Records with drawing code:
↓↓↓

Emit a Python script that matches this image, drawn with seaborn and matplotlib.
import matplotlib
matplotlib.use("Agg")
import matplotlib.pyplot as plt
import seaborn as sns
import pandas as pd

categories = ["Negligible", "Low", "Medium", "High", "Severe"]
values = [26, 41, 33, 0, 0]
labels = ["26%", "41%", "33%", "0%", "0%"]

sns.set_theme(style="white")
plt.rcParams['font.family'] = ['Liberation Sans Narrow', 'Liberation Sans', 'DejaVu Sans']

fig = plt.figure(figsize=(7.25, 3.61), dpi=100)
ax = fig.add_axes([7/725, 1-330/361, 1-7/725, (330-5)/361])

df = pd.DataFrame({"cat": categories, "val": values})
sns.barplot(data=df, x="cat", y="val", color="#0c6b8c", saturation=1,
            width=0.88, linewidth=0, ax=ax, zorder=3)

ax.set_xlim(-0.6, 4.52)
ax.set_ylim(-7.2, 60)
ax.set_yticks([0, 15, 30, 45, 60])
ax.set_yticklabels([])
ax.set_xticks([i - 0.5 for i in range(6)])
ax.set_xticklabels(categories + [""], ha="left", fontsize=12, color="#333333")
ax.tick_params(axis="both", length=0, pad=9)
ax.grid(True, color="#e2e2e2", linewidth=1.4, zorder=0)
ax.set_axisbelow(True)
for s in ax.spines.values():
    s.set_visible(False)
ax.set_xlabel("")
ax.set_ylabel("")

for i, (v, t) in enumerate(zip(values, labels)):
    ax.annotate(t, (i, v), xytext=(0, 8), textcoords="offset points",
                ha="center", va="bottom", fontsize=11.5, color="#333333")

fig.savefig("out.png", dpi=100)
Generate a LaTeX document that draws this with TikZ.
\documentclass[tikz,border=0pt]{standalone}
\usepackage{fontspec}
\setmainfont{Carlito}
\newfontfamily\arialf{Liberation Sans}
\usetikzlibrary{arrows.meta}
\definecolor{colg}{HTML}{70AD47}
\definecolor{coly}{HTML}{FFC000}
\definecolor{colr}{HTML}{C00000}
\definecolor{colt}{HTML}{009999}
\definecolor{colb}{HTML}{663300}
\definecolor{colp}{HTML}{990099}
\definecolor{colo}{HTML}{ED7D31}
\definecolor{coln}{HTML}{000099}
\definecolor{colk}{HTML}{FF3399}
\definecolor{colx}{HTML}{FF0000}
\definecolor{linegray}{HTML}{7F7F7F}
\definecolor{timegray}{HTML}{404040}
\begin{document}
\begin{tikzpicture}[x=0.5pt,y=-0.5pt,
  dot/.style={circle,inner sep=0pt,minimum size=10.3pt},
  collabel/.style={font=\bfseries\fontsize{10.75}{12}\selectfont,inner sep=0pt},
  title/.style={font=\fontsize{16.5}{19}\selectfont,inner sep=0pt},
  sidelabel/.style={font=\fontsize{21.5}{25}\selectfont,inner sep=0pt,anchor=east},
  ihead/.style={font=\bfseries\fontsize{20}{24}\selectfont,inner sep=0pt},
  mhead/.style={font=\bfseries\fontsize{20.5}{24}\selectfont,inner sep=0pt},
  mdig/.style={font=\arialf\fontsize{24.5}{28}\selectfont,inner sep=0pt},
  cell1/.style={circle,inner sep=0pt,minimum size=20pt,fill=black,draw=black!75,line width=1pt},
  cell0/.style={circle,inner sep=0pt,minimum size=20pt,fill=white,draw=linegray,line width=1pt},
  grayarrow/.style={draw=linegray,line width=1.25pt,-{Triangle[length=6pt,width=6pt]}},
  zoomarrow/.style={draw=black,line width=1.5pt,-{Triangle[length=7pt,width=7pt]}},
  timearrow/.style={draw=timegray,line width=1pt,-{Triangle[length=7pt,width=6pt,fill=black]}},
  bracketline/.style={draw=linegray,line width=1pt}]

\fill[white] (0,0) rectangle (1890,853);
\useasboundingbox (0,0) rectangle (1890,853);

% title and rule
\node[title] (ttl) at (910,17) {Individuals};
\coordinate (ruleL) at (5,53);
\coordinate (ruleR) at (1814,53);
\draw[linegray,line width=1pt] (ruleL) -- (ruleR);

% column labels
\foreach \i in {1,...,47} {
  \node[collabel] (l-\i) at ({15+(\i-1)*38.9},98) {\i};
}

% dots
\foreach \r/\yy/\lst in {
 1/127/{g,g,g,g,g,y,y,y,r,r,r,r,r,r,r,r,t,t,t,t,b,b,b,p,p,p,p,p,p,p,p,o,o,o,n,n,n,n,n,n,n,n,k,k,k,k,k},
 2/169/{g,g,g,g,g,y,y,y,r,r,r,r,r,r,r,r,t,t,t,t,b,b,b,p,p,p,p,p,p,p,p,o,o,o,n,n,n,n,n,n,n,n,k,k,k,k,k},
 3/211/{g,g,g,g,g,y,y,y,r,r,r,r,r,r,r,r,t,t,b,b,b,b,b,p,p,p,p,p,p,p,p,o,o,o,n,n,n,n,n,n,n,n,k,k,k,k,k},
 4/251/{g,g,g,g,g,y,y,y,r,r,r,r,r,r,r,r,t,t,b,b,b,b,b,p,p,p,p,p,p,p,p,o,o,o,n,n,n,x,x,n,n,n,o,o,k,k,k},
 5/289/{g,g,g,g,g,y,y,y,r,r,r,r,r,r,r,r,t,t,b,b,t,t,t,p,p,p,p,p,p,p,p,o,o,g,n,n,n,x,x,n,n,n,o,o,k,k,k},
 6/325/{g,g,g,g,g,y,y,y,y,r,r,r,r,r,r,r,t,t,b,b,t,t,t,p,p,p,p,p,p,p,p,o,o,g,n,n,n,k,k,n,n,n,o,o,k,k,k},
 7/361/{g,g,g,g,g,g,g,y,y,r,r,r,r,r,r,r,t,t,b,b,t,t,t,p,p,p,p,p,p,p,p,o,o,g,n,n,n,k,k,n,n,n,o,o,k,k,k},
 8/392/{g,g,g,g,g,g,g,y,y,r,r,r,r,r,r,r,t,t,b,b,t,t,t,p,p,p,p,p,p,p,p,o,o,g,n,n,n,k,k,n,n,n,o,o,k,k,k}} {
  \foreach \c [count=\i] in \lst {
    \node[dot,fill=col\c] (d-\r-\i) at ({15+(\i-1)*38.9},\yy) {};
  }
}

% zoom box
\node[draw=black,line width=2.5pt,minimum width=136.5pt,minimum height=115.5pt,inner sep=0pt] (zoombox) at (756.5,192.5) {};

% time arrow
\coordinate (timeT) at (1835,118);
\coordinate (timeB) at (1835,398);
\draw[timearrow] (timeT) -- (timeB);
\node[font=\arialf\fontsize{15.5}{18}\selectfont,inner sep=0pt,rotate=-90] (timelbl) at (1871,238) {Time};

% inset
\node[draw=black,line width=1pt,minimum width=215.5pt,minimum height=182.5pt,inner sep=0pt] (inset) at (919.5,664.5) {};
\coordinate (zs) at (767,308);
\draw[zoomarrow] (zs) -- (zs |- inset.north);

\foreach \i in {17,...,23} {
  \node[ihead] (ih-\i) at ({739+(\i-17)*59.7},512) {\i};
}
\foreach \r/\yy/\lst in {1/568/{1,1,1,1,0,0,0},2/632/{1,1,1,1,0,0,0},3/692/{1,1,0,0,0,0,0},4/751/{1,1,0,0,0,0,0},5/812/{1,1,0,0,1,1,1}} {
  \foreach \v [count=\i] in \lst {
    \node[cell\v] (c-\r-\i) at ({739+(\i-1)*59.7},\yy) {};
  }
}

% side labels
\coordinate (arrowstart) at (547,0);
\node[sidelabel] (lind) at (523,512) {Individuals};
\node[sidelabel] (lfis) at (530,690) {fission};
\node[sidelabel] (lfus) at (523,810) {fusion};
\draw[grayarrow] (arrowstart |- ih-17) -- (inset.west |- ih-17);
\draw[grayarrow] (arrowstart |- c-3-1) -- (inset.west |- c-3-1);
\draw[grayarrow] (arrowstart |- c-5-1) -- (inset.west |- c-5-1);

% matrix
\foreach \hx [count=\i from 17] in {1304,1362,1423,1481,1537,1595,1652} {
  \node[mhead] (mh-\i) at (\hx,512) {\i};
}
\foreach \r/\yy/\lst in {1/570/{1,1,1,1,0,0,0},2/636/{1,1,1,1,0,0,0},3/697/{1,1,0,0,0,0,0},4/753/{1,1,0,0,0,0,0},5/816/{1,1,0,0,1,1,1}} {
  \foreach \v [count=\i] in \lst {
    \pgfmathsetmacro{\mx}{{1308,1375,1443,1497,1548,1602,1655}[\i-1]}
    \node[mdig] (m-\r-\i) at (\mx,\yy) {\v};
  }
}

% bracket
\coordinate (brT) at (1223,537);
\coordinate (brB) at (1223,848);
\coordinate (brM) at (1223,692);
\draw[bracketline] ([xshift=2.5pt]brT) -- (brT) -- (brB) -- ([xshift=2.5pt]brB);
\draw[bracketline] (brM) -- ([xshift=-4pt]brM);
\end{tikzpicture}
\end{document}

↑↑↑

## Directive:
Please return every line from the first one in the records above down to the line containing "width=0.88, linewidth=0, ax=ax, zorder=3)", including both, exactly as written and nothing more.

## Reply:
Emit a Python script that matches this image, drawn with seaborn and matplotlib.
import matplotlib
matplotlib.use("Agg")
import matplotlib.pyplot as plt
import seaborn as sns
import pandas as pd

categories = ["Negligible", "Low", "Medium", "High", "Severe"]
values = [26, 41, 33, 0, 0]
labels = ["26%", "41%", "33%", "0%", "0%"]

sns.set_theme(style="white")
plt.rcParams['font.family'] = ['Liberation Sans Narrow', 'Liberation Sans', 'DejaVu Sans']

fig = plt.figure(figsize=(7.25, 3.61), dpi=100)
ax = fig.add_axes([7/725, 1-330/361, 1-7/725, (330-5)/361])

df = pd.DataFrame({"cat": categories, "val": values})
sns.barplot(data=df, x="cat", y="val", color="#0c6b8c", saturation=1,
            width=0.88, linewidth=0, ax=ax, zorder=3)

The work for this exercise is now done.